What to work on: The required output is the block of lines from the line with "Generate a component" to the line with "const levelTicks = [0.5, 1.0, 1.5];", endpoints included and pictures omitted.

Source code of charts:
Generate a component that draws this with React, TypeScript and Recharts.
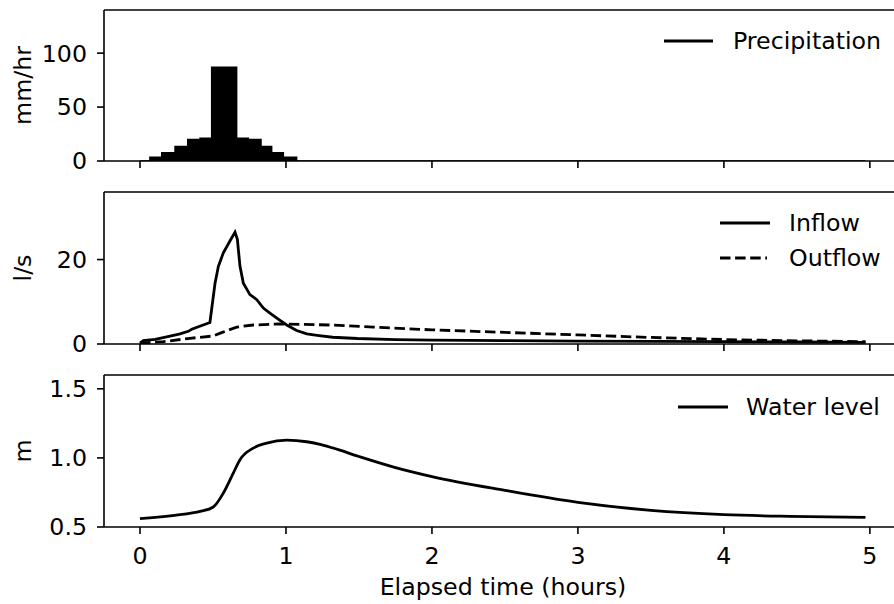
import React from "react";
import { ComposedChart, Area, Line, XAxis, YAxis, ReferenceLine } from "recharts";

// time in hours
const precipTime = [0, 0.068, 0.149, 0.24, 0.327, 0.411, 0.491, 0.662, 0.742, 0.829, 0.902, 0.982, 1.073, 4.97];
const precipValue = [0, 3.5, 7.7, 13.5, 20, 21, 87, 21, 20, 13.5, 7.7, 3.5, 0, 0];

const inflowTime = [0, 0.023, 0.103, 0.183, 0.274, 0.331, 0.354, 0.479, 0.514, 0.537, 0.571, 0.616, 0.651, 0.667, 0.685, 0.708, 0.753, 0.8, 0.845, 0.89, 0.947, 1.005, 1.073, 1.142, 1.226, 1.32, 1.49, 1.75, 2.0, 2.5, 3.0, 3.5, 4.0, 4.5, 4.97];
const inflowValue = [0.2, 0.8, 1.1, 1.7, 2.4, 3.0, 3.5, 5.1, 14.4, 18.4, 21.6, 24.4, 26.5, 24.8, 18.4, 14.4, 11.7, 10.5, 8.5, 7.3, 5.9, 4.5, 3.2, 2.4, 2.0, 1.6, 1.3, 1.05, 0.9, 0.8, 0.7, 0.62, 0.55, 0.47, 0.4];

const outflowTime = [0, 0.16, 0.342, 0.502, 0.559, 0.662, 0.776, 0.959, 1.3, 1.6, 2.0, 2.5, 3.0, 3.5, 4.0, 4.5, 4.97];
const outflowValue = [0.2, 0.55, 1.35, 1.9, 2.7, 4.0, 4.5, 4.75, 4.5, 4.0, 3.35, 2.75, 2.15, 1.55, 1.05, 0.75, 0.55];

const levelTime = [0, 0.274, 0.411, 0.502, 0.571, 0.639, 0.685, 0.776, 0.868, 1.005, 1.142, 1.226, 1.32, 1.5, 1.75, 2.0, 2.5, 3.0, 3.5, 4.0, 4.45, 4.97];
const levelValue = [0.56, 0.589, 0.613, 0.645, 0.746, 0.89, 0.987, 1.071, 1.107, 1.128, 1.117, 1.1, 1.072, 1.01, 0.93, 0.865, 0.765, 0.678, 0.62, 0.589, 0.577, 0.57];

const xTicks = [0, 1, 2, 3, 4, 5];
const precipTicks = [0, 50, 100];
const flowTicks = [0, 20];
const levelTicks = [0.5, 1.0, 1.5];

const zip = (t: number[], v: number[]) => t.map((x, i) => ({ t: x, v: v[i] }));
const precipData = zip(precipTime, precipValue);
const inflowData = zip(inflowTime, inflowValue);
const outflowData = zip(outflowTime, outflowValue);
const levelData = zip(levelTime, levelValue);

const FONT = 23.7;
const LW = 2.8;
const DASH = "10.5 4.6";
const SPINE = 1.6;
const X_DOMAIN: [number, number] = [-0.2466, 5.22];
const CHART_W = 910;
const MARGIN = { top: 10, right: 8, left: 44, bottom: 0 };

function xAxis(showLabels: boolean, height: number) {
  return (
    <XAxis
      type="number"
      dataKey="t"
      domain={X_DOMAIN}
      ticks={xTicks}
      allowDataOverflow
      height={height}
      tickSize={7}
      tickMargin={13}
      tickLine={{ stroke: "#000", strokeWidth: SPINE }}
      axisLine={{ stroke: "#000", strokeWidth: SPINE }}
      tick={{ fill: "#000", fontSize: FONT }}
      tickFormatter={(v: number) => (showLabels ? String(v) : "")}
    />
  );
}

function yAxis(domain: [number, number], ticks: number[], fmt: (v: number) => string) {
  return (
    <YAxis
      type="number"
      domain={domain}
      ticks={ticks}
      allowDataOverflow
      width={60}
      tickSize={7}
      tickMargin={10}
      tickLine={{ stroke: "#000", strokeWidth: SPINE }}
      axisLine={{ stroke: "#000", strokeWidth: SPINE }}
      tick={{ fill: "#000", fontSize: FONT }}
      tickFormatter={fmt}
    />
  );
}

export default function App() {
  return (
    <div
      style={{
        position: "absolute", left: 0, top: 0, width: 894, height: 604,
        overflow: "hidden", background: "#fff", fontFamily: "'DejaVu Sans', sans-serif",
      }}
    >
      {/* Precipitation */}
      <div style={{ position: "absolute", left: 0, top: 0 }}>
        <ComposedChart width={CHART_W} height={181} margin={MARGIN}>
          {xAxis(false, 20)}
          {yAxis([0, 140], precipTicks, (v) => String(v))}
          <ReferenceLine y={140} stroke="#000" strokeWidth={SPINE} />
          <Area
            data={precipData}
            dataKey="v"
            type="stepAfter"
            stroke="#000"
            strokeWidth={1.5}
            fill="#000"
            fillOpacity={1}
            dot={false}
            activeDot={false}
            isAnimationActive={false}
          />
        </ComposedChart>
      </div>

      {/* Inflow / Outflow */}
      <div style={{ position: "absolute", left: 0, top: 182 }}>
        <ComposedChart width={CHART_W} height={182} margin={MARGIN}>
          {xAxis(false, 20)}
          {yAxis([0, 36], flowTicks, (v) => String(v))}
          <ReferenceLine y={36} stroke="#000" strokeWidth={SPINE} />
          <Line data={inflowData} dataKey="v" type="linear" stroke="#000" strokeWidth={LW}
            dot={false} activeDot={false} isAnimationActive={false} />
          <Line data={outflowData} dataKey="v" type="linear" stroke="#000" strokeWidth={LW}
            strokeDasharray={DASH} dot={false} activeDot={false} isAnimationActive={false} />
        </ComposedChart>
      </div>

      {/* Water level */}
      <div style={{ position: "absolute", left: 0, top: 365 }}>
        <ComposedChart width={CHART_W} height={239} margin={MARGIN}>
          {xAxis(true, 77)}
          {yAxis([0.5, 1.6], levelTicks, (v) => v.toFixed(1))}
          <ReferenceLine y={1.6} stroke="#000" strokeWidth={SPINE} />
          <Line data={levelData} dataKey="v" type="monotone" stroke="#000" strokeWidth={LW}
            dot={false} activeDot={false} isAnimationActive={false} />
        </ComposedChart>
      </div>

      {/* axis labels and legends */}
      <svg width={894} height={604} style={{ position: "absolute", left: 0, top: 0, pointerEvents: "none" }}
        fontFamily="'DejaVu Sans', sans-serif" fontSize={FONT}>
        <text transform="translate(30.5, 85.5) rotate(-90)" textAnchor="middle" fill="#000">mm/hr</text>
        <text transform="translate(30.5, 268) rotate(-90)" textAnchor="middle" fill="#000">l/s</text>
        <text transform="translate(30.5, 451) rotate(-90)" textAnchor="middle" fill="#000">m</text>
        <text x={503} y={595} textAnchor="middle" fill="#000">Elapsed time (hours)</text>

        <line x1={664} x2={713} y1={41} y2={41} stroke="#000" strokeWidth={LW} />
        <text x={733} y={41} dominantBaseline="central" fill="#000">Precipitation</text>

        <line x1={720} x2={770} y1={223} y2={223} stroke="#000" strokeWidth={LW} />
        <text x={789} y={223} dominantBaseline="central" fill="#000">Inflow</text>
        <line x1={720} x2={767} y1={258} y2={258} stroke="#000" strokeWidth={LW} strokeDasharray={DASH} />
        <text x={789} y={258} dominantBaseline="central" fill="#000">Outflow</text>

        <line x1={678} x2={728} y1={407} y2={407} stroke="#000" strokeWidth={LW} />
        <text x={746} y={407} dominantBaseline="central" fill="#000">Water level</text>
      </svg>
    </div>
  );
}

--

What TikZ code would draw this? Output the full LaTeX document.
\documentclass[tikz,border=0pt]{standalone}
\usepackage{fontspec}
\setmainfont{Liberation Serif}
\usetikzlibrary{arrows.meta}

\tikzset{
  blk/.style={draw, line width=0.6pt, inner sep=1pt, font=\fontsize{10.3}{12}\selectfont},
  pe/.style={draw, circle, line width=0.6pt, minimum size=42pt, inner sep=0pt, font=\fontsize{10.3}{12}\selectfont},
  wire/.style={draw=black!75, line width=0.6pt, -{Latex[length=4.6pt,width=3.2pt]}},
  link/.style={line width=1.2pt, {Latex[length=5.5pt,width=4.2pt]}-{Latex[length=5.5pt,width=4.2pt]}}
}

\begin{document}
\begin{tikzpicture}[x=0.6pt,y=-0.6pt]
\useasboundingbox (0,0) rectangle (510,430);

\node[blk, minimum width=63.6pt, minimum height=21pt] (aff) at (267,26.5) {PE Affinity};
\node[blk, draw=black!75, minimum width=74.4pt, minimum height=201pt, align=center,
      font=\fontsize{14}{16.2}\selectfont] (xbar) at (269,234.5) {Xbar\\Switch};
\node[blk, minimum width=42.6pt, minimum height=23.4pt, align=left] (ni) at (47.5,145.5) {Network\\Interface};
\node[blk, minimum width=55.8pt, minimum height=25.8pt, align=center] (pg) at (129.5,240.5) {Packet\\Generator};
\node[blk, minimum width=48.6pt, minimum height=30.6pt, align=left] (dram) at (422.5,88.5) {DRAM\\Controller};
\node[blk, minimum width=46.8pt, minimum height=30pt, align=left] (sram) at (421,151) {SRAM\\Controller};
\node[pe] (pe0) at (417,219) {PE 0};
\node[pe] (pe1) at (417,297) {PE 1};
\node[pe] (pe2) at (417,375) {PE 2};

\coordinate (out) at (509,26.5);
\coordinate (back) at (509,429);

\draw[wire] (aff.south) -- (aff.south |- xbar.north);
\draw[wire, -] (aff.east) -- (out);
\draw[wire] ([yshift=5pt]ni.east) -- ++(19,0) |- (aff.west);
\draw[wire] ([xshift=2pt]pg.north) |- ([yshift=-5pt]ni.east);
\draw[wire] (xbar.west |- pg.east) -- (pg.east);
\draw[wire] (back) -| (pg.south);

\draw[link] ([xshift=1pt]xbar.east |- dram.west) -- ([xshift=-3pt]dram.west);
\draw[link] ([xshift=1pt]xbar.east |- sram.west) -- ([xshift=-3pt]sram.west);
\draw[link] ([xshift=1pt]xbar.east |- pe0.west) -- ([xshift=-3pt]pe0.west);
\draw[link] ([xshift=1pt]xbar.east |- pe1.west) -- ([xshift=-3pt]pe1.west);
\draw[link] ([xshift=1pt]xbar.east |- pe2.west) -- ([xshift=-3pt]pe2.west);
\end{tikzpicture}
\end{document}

Response to this exercise:
Generate a component that draws this with React, TypeScript and Recharts.
import React from "react";
import { ComposedChart, Area, Line, XAxis, YAxis, ReferenceLine } from "recharts";

// time in hours
const precipTime = [0, 0.068, 0.149, 0.24, 0.327, 0.411, 0.491, 0.662, 0.742, 0.829, 0.902, 0.982, 1.073, 4.97];
const precipValue = [0, 3.5, 7.7, 13.5, 20, 21, 87, 21, 20, 13.5, 7.7, 3.5, 0, 0];

const inflowTime = [0, 0.023, 0.103, 0.183, 0.274, 0.331, 0.354, 0.479, 0.514, 0.537, 0.571, 0.616, 0.651, 0.667, 0.685, 0.708, 0.753, 0.8, 0.845, 0.89, 0.947, 1.005, 1.073, 1.142, 1.226, 1.32, 1.49, 1.75, 2.0, 2.5, 3.0, 3.5, 4.0, 4.5, 4.97];
const inflowValue = [0.2, 0.8, 1.1, 1.7, 2.4, 3.0, 3.5, 5.1, 14.4, 18.4, 21.6, 24.4, 26.5, 24.8, 18.4, 14.4, 11.7, 10.5, 8.5, 7.3, 5.9, 4.5, 3.2, 2.4, 2.0, 1.6, 1.3, 1.05, 0.9, 0.8, 0.7, 0.62, 0.55, 0.47, 0.4];

const outflowTime = [0, 0.16, 0.342, 0.502, 0.559, 0.662, 0.776, 0.959, 1.3, 1.6, 2.0, 2.5, 3.0, 3.5, 4.0, 4.5, 4.97];
const outflowValue = [0.2, 0.55, 1.35, 1.9, 2.7, 4.0, 4.5, 4.75, 4.5, 4.0, 3.35, 2.75, 2.15, 1.55, 1.05, 0.75, 0.55];

const levelTime = [0, 0.274, 0.411, 0.502, 0.571, 0.639, 0.685, 0.776, 0.868, 1.005, 1.142, 1.226, 1.32, 1.5, 1.75, 2.0, 2.5, 3.0, 3.5, 4.0, 4.45, 4.97];
const levelValue = [0.56, 0.589, 0.613, 0.645, 0.746, 0.89, 0.987, 1.071, 1.107, 1.128, 1.117, 1.1, 1.072, 1.01, 0.93, 0.865, 0.765, 0.678, 0.62, 0.589, 0.577, 0.57];

const xTicks = [0, 1, 2, 3, 4, 5];
const precipTicks = [0, 50, 100];
const flowTicks = [0, 20];
const levelTicks = [0.5, 1.0, 1.5];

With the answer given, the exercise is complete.